Los datos son inequívocos. Según la World Watch Liist de 2025, los musulmanes —de diversos estratos sociales y de diferentes razas, nacionalidades, idiomas y condiciones económicas— son responsables de la persecución de los cristianos en 37 de los 50 países donde dicha persecución es más severa.


Estos hechos concuerdan con una encuesta de Pew Research, raramente citada, que concluía que solo en 11 países de mayoría musulmana, entre 63 y 287 millones de musulmanes apoyan al ISIS. Del mismo modo, el 81% de los encuestados en una reciente encuesta de Al Jazira expresó su apoyo al Estado Islámico.


En resumen, las actividades de los grupos «extremistas», «terroristas» o «militantes» —de los que habitualmente se nos asegura que «no tienen nada que ver con el islam»— representan solo la punta visible de un iceberg mucho más grande. Durante más de una década, he documentado estos patrones en mi serie mensual, Persecución de cristianos por parte de musulmanes, lanzada en julio de 2011. Cada entrega recopila docenas de incidentes que, si los cristianos los perpetraran contra los musulmanes, recibirían una cobertura mediática a bombo y platillo.



Decir la verdad


Así, la narrativa dominante no solo tergiversa los motivos de los grupos terroristas de alto perfil, sino que también ignora sistemáticamente la persecución diaria que sufren los no musulmanes a manos de musulmanes corrientes, ya sean individuos, turbas, policías o gobiernos (incluidos los que figuran entre los «aliados» de Occidente).

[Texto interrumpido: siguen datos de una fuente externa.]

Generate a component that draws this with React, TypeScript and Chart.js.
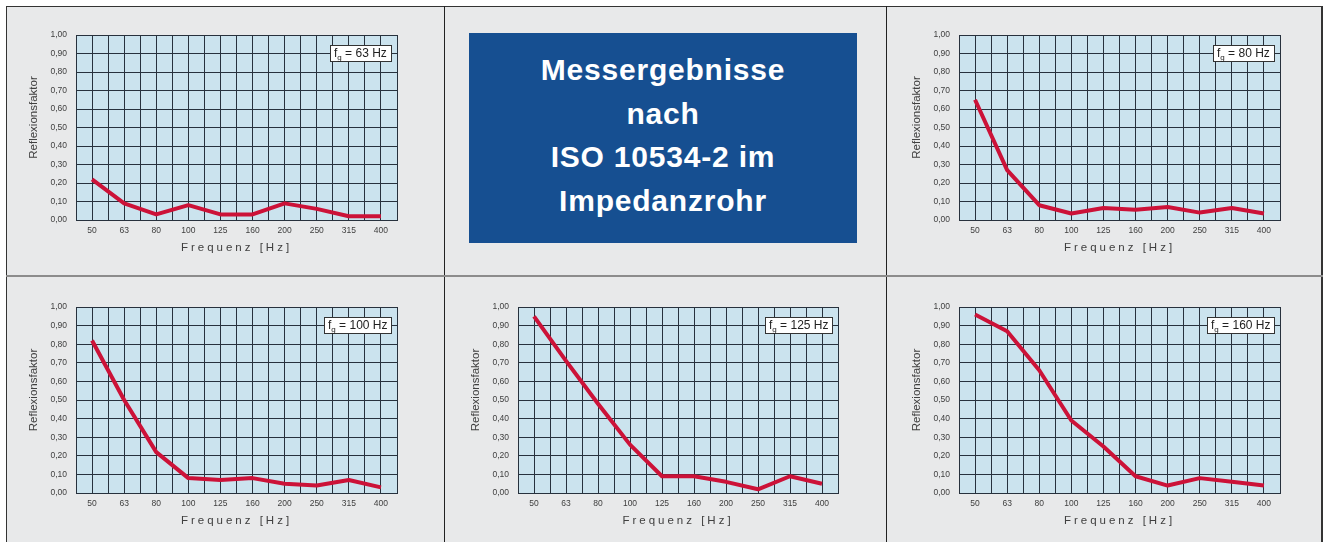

Estas omisiones han tenido consecuencias devastadoras. Han permitido la persecución continua de minorías vulnerables los países del mundo musulmán, al tiempo que han facilitado la propagación de ideologías similares en Occidente, y desde hace un tiempo a través de la migración masiva.


En conclusión, y para reiterar la premisa central: ningún problema puede resolverse si no se reconoce primero. La verdad incómoda, pero necesaria, es que el islam —y no tal o cual grupo terrorista— proporciona el marco ideológico que inspira la hostilidad y la violencia contra los no musulmanes. A menos que se encare esta realidad de frente, el ciclo de negación solo continuará, junto con la persecución y la pérdida de innumerables vidas.